Copy every line that contains the string "this" from the entries below.
— Start of PROVIDED RECORDS —
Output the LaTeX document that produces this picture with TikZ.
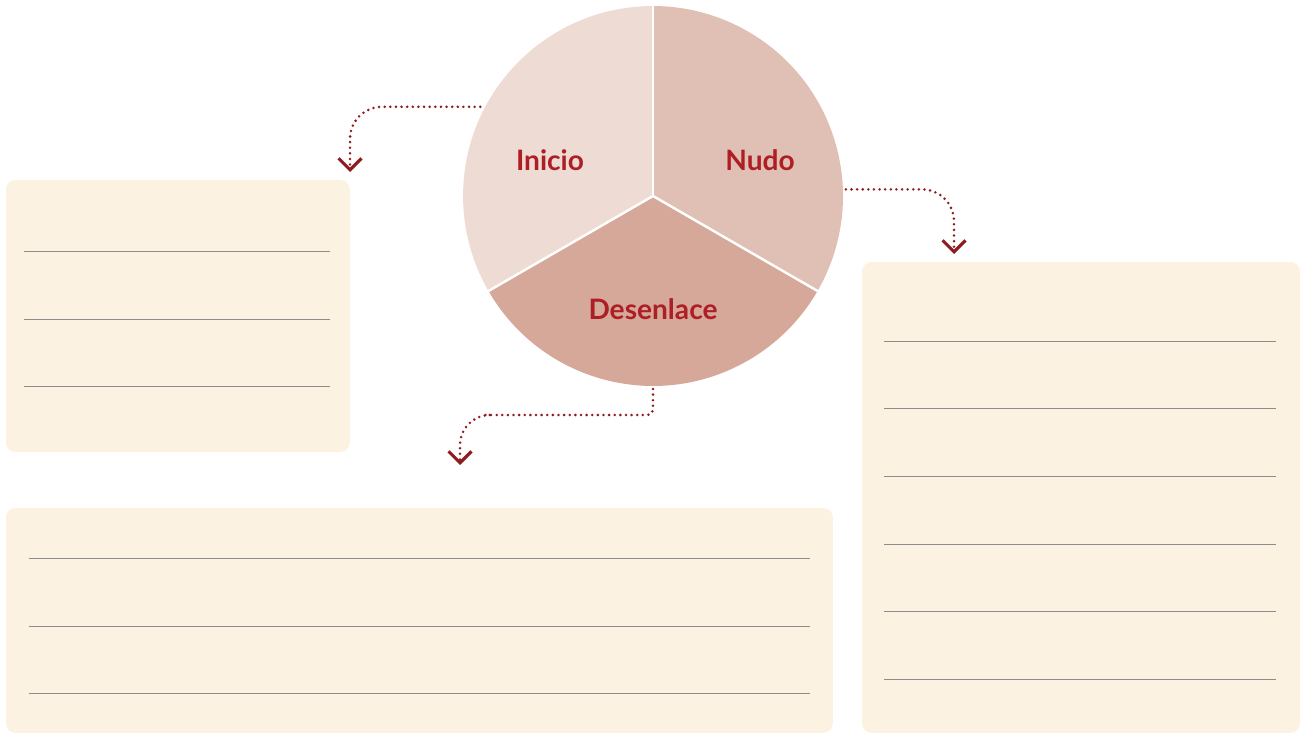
\documentclass[tikz,border=0pt]{standalone}
\usepackage{fontspec}
\setmainfont{Lato}
\usetikzlibrary{arrows.meta, positioning, calc}
\definecolor{partone}{HTML}{EEDBD4}
\definecolor{parttwo}{HTML}{E0C0B5}
\definecolor{partthree}{HTML}{D5A899}
\definecolor{partred}{HTML}{AE1E25}
\definecolor{arrowred}{HTML}{8E1B1E}
\definecolor{notecream}{HTML}{FBF2E1}
\definecolor{rulegrey}{HTML}{8C8C8C}
\tikzset{
  x={(0.02cm,0)}, y={(0,-0.02cm)},
  >={Straight Barb[length=6.5pt, width=13pt, line width=1.8pt]},
  note/.style={rectangle, rounded corners=5.5pt, fill=notecream, anchor=north west,
               inner sep=0pt, outer sep=0pt},
  lbl/.style={font=\fontsize{16}{19}\selectfont\bfseries, text=partred},
  rule/.style={draw=rulegrey, line width=0.5pt},
  cut/.style={draw=white, line width=1.4pt},
  flow/.style={->, draw=arrowred, line width=1.6pt, line cap=round,
               dash pattern=on 0pt off 3.2pt},
}
\begin{document}
\begin{tikzpicture}
  \useasboundingbox (0,0) rectangle (1301,733);
  \node[circle, minimum size=7.6cm, inner sep=0pt, outer sep=0pt] (pie) at (653,196) {};
  \fill[partone] (pie.center) -- (pie.90) arc[start angle=90, end angle=210, radius=3.8cm] -- cycle;
  \fill[partthree] (pie.center) -- (pie.210) arc[start angle=210, end angle=330, radius=3.8cm] -- cycle;
  \fill[parttwo] (pie.center) -- (pie.330) arc[start angle=-30, end angle=90, radius=3.8cm] -- cycle;
  \foreach \a in {90,210,330}
    \draw[cut] (pie.center) -- (pie.\a);
  \node[lbl] (inicio) at (550,160) {Inicio};
  \node[lbl] (nudo) at (760,160) {Nudo};
  \node[lbl] (desenlace) at (653,309) {Desenlace};

  \node[note, minimum width=6.88cm, minimum height=5.44cm] (boxinicio) at (6,180) {};
  \node[note, minimum width=8.76cm, minimum height=9.42cm] (boxnudo) at (862,262) {};
  \node[note, minimum width=16.54cm, minimum height=4.5cm] (boxdesenlace) at (6,508) {};
  \foreach \y in {251,319,386}
    \draw[rule] (24,\y) -- (330,\y);
  \foreach \y in {341,408,476,544,611,679}
    \draw[rule] (884,\y) -- (1276,\y);
  \foreach \y in {558,626,693}
    \draw[rule] (29,\y) -- (810,\y);

  \coordinate (tipinicio) at (350,172);
  \coordinate (tipnudo) at (954,254);
  \coordinate (tipdesenlace) at (460,465);
  \draw[flow, rounded corners=0.64cm] ([xshift=-0.1cm]pie.152) -| (tipinicio);
  \draw[flow, rounded corners=0.64cm] ([xshift=0.06cm]pie.2) -| (tipnudo);
  \draw[flow] ([yshift=-0.06cm]pie.south) [rounded corners=3pt] |- (490,415)
    [rounded corners=0.6cm] -| (tipdesenlace);
\end{tikzpicture}
\end{document}
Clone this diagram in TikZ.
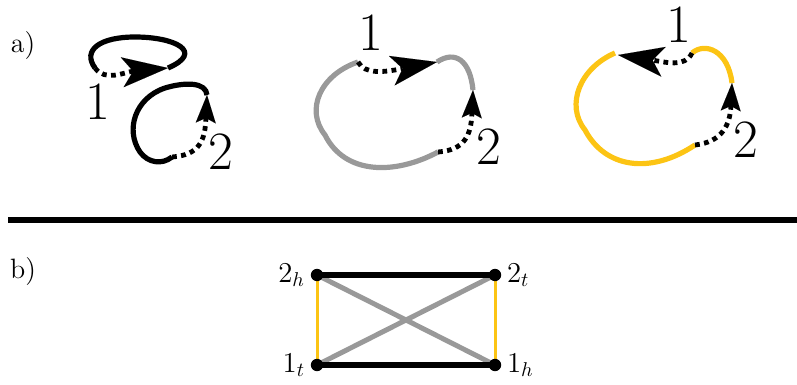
— End of PROVIDED RECORDS —
RESPONSE BELOW
Output the LaTeX document that produces this picture with TikZ.
Clone this diagram in TikZ.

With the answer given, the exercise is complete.